EMBRASSER L’ADVERSITÉ
C’est en s’exposant sur une base régulière à l’adversité qu’on perfectionne les habiletés mentales pour l’affronter. Au bout d’un certain moment, ce qui était inconfortable le devient considérablement moins. Pousser malgré la fatigue, filer à vive allure sur une chaussée mouillée, gérer une fringale? Pas de problème.

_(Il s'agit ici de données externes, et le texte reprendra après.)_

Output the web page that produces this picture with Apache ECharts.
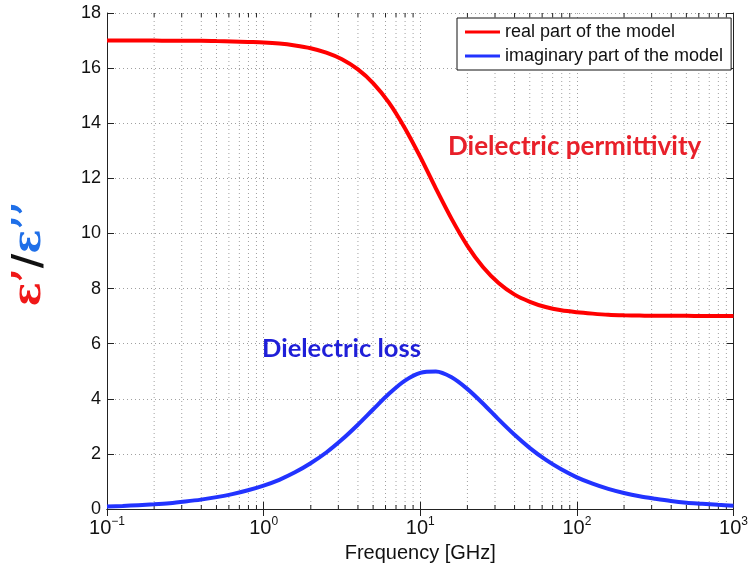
<!DOCTYPE html>
<html>
<head>
<meta charset="utf-8">
<style>
  html, body { margin: 0; padding: 0; background: #fff; }
  #chart { width: 751px; height: 571px; }
</style>
<script src="https://cdn.jsdelivr.net/npm/echarts@6/dist/echarts.min.js"></script>
</head>
<body>
<div id="chart"></div>
<script>
// Frequency samples in GHz (log-spaced, 10 per decade)
const frequency = [0.1, 0.1259, 0.1585, 0.1995, 0.2512, 0.3162, 0.3981, 0.5012, 0.631, 0.7943,
  1, 1.259, 1.585, 1.995, 2.512, 3.162, 3.981, 5.012, 6.31, 7.943,
  10, 12.59, 15.85, 19.95, 25.12, 31.62, 39.81, 50.12, 63.1, 79.43,
  100, 125.9, 158.5, 199.5, 251.2, 316.2, 398.1, 501.2, 631, 794.3, 1000];

// Real part (dielectric permittivity)
const realPart = [17.00, 17.00, 17.00, 17.00, 16.99, 16.99, 16.99, 16.98, 16.97, 16.95,
  16.93, 16.89, 16.82, 16.72, 16.56, 16.32, 15.96, 15.45, 14.75, 13.84,
  12.78, 11.63, 10.53, 9.56, 8.78, 8.20, 7.79, 7.52, 7.33, 7.21,
  7.14, 7.09, 7.05, 7.03, 7.02, 7.01, 7.01, 7.01, 7.00, 7.00, 7.00];

// Imaginary part (dielectric loss)
const imagPart = [0.09, 0.11, 0.14, 0.17, 0.21, 0.27, 0.34, 0.43, 0.54, 0.68,
  0.85, 1.06, 1.33, 1.66, 2.05, 2.52, 3.05, 3.62, 4.18, 4.65,
  4.94, 4.99, 4.78, 4.36, 3.83, 3.25, 2.70, 2.21, 1.79, 1.44,
  1.15, 0.92, 0.73, 0.58, 0.46, 0.37, 0.29, 0.23, 0.19, 0.15, 0.12];

// Minor log ticks (2..9 per decade)
const minorTicks = [0.2, 0.3, 0.4, 0.5, 0.6, 0.7, 0.8, 0.9,
  2, 3, 4, 5, 6, 7, 8, 9,
  20, 30, 40, 50, 60, 70, 80, 90,
  200, 300, 400, 500, 600, 700, 800, 900];

const seriesNames = ['real part of the model', 'imaginary part of the model'];
const yMin = 0, yMax = 18, yStep = 2;
const xMin = 0.1, xMax = 1000;

const chart = echarts.init(document.getElementById('chart'));

const gridDot = { color: '#a0a0a0', width: 1, type: [1, 3] };
const axisLineStyle = { lineStyle: { color: '#222', width: 1 } };

function expLabel(v) {
  const e = Math.round(Math.log10(v));
  return '{b|10}{s|' + (e < 0 ? '\u2212' + (-e) : e) + '}';
}

const option = {
  backgroundColor: '#fff',
  animation: false,
  grid: { left: 107, top: 13, right: 14, bottom: 62, containLabel: false },
  legend: {
    data: seriesNames,
    orient: 'vertical',
    left: 457, top: 18,
    padding: [4, 8, 4, 8],
    itemGap: 4,
    itemWidth: 35, itemHeight: 3,
    icon: 'rect',
    backgroundColor: '#fff',
    borderColor: '#111', borderWidth: 1,
    textStyle: { fontFamily: 'Liberation Sans', fontSize: 18, color: '#111', lineHeight: 20 }
  },
  xAxis: [{
    type: 'log', logBase: 10, min: xMin, max: xMax,
    name: 'Frequency [GHz]', nameLocation: 'middle', nameGap: 33,
    nameTextStyle: { fontFamily: 'Liberation Sans', fontSize: 20, color: '#111' },
    axisLine: axisLineStyle,
    axisTick: { inside: true, length: 7, lineStyle: { color: '#222' } },
    axisLabel: {
      margin: 7, formatter: expLabel,
      rich: {
        b: { fontFamily: 'Liberation Sans', fontSize: 20, color: '#111' },
        s: { fontFamily: 'Liberation Sans', fontSize: 12, color: '#111', padding: [0, 0, 13, 0] }
      }
    },
    splitLine: { show: true, lineStyle: gridDot }
  }, {
    type: 'log', logBase: 10, min: xMin, max: xMax, position: 'top',
    axisLine: axisLineStyle,
    axisTick: { inside: true, length: 7, lineStyle: { color: '#222' } },
    axisLabel: { show: false }, splitLine: { show: false }
  }],
  yAxis: [{
    type: 'value', min: yMin, max: yMax, interval: yStep,
    axisLine: { show: true, lineStyle: { color: '#222', width: 1 } },
    axisTick: { show: true, inside: true, length: 7, lineStyle: { color: '#222' } },
    axisLabel: { margin: 6, fontFamily: 'Liberation Sans', fontSize: 18, color: '#111' },
    splitLine: { show: true, lineStyle: gridDot }
  }, {
    type: 'value', min: yMin, max: yMax, interval: yStep, position: 'right',
    axisLine: { show: true, lineStyle: { color: '#222', width: 1 } },
    axisTick: { show: true, inside: true, length: 7, lineStyle: { color: '#222' } },
    axisLabel: { show: false }, splitLine: { show: false }
  }],
  graphic: [
    {
      type: 'text', left: 448, top: 134, z: 10,
      style: { text: 'Dielectric permittivity', fill: '#e8202a',
        font: 'bold 26px Lato' }
    },
    {
      type: 'text', left: 262, top: 336, z: 10,
      style: { text: 'Dielectric loss', fill: '#1f1fd8',
        font: 'bold 25.5px Lato' }
    },
    {
      type: 'text', x: 30, y: 254, rotation: Math.PI / 2, z: 10,
      style: {
        text: '{r|\u03b5\u2019}{k|/}{bl|\u03b5\u2019\u2019}',
        align: 'center', verticalAlign: 'middle',
        rich: {
          r: { fontFamily: 'DejaVu Serif', fontWeight: 'bold', fontSize: 40, fill: '#f01818' },
          k: { fontFamily: 'DejaVu Serif', fontWeight: 'bold', fontSize: 40, fill: '#111' },
          bl: { fontFamily: 'DejaVu Serif', fontWeight: 'bold', fontSize: 40, fill: '#1f6fe8' }
        }
      }
    }
  ],
  series: [
    {
      // minor log grid lines and ticks at 2..9 per decade
      type: 'custom', xAxisIndex: 0, yAxisIndex: 0, z: 1, silent: true,
      data: minorTicks.map(v => [v]),
      renderItem: function (params, api) {
        const top = api.coord([api.value(0), yMax]);
        const bot = api.coord([api.value(0), yMin]);
        return {
          type: 'group',
          children: [
            { type: 'line', shape: { x1: top[0], y1: top[1], x2: bot[0], y2: bot[1] },
              style: { stroke: '#a0a0a0', lineWidth: 1, lineDash: [1, 3] } },
            { type: 'line', shape: { x1: bot[0], y1: bot[1], x2: bot[0], y2: bot[1] - 4 },
              style: { stroke: '#222', lineWidth: 1 } },
            { type: 'line', shape: { x1: top[0], y1: top[1], x2: top[0], y2: top[1] + 4 },
              style: { stroke: '#222', lineWidth: 1 } }
          ]
        };
      }
    },
    {
      name: seriesNames[0], type: 'line', smooth: 0.3, showSymbol: false, z: 5,
      data: frequency.map((f, i) => [f, realPart[i]]),
      lineStyle: { color: '#ff0000', width: 4 }, itemStyle: { color: '#ff0000' }
    },
    {
      name: seriesNames[1], type: 'line', smooth: 0.3, showSymbol: false, z: 5,
      data: frequency.map((f, i) => [f, imagPart[i]]),
      lineStyle: { color: '#2233ff', width: 4 }, itemStyle: { color: '#2233ff' }
    }
  ]
};

chart.setOption(option);
</script>
</body>
</html>
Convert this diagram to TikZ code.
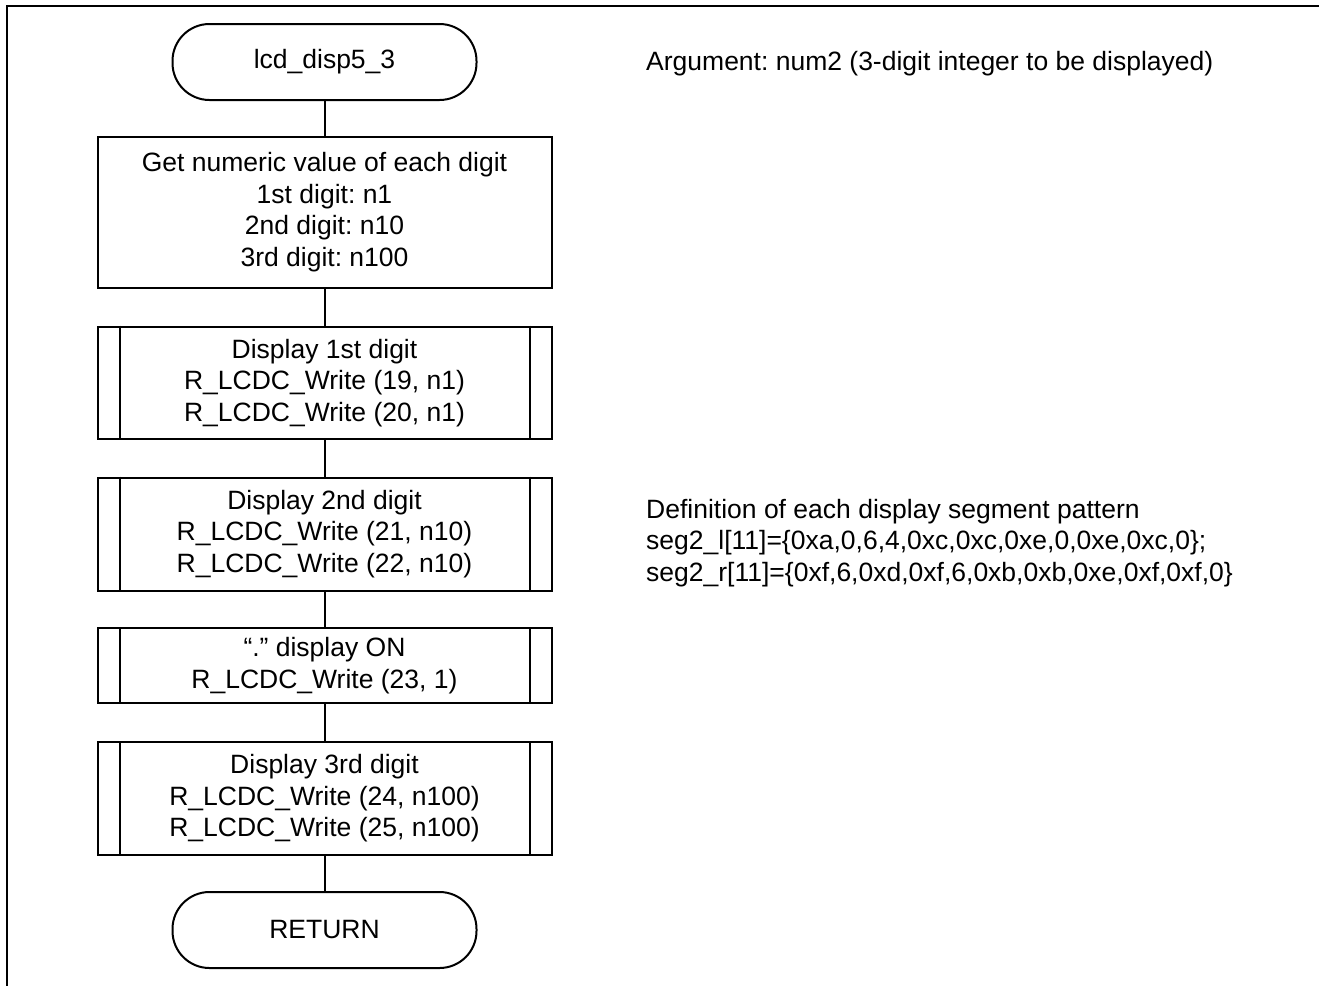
\documentclass[tikz,border=0pt]{standalone}
\usepackage{fontspec}
\setmainfont{Liberation Sans}
\frenchspacing
\begin{document}
\begin{tikzpicture}[x=1pt,y=-1pt,
  every node/.style={font=\fontsize{26.5}{31.5}\selectfont, inner sep=0pt},
  term/.style={draw, line width=2pt, rounded corners=37pt, minimum width=304pt, minimum height=76pt, align=center},
  proc/.style={draw, line width=2pt, minimum width=454pt, align=center},
  sub/.style={proc},
  conn/.style={line width=2pt},
  frame/.style={line width=2.5pt},
  note/.style={align=left}]
\useasboundingbox (0,0) rectangle (1319,985);
\draw[frame] (6.8,990) -- (6.8,6) -- (1325,6);

\node[term] (start) at (324.5,62) {lcd\_disp5\_3};
\node[proc, minimum height=151.5pt] (p1) at (324.5,212.25)
  {Get numeric value of each digit\\1st digit: n1\\2nd digit: n10\\3rd digit: n100};
\node[sub, minimum height=112.5pt] (s1) at (324.5,382.75)
  {Display 1st digit\\R\_LCDC\_Write (19, n1)\\R\_LCDC\_Write (20, n1)};
\node[sub, minimum height=113pt] (s2) at (324.5,534)
  {Display 2nd digit\\R\_LCDC\_Write (21, n10)\\R\_LCDC\_Write (22, n10)};
\node[sub, minimum height=75pt] (s3) at (324.5,665.5)
  {“.” display ON\\R\_LCDC\_Write (23, 1)};
\node[sub, minimum height=113pt] (s4) at (324.5,798.5)
  {Display 3rd digit\\R\_LCDC\_Write (24, n100)\\R\_LCDC\_Write (25, n100)};
\node[term] (ret) at (324.5,930) {RETURN};

\foreach \n in {s1,s2,s3,s4}{
  \draw[conn] ([xshift=23pt]\n.north west) -- ([xshift=23pt]\n.south west);
  \draw[conn] ([xshift=-23pt]\n.north east) -- ([xshift=-23pt]\n.south east);
}

\draw[conn] (start) -- (p1);
\draw[conn] (p1) -- (s1);
\draw[conn] (s1) -- (s2);
\draw[conn] (s2) -- (s3);
\draw[conn] (s3) -- (s4);
\draw[conn] (s4) -- (ret);

\node[anchor=base west] (arg) at (646,70) {Argument: num2 (3-digit integer to be displayed)};
\node[note, anchor=north west] (def) at (646,498.6)
  {Definition of each display segment pattern\\seg2\_l[11]=\{0xa,0,6,4,0xc,0xc,0xe,0,0xe,0xc,0\};\\seg2\_r[11]=\{0xf,6,0xd,0xf,6,0xb,0xb,0xe,0xf,0xf,0\}};
\end{tikzpicture}
\end{document}
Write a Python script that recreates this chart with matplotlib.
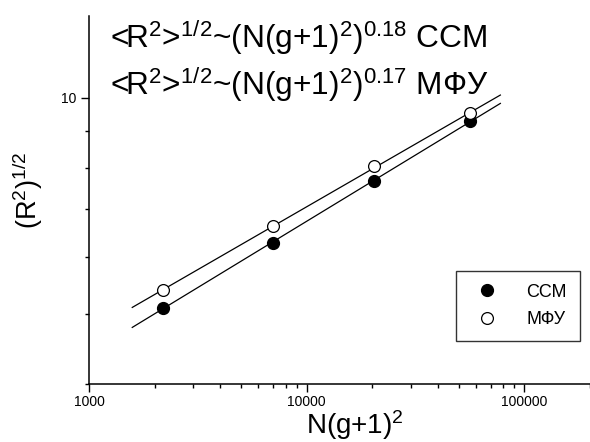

«À l’entraînement, ce n’est pas le temps de s’enfermer dans un cocon, au contraire. Il faut plonger dans des situations pénibles qui forcent à repousser les limites et à sortir de sa zone de confort», insiste-t-elle. En un mot comme en mille: on doit délibérément se mettre en danger.
APPRIVOISER LA DOULEUR
Les cyclistes doivent arriver à s’infliger des niveaux élevés de douleur: c’est dans la nature même du sport de haut niveau! Comme toute relation, celle qu’il entretient avec ses jambes qui brûlent, ses battements de cœur qui s’accélèrent et ses bronches qui créent un goût de papier sablé dans la bouche peut être améliorée. À ce chapitre, il n’y a pas de secret: il importe de fréquenter régulièrement ces zones de grand inconfort. «On acquiert ainsi les habiletés mentales qui font qu’on se sent en maîtrise de la situation, comme apprendre à relaxer, relativiser ses sensations et recentrer son attention ailleurs», dit Christiana Bédard-Thom. Après tout, a douleur n’est qu’un influx nerveux.
SE LAISSER DU TEMPS
Développer sa force mentale ne se fait pas du jour au lendemain. «C’est un processus qui demande du temps et de la pratique», signale Christiana Bédard-Thom. En ce sens, l’adversité nécessaire à son développement est une variable d’entraînement aussi déterminante que le sont par exemple le volume, l’intensité et la densité. On devrait donc en tenir compte dans la planification de ses séances, de ses semaines et de ses saisons. Attention cependant à demeurer spécifique au sport cycliste: rien ne prépare mieux à rouler sous la pluie que… de rouler sous la pluie. Froide, de préférence.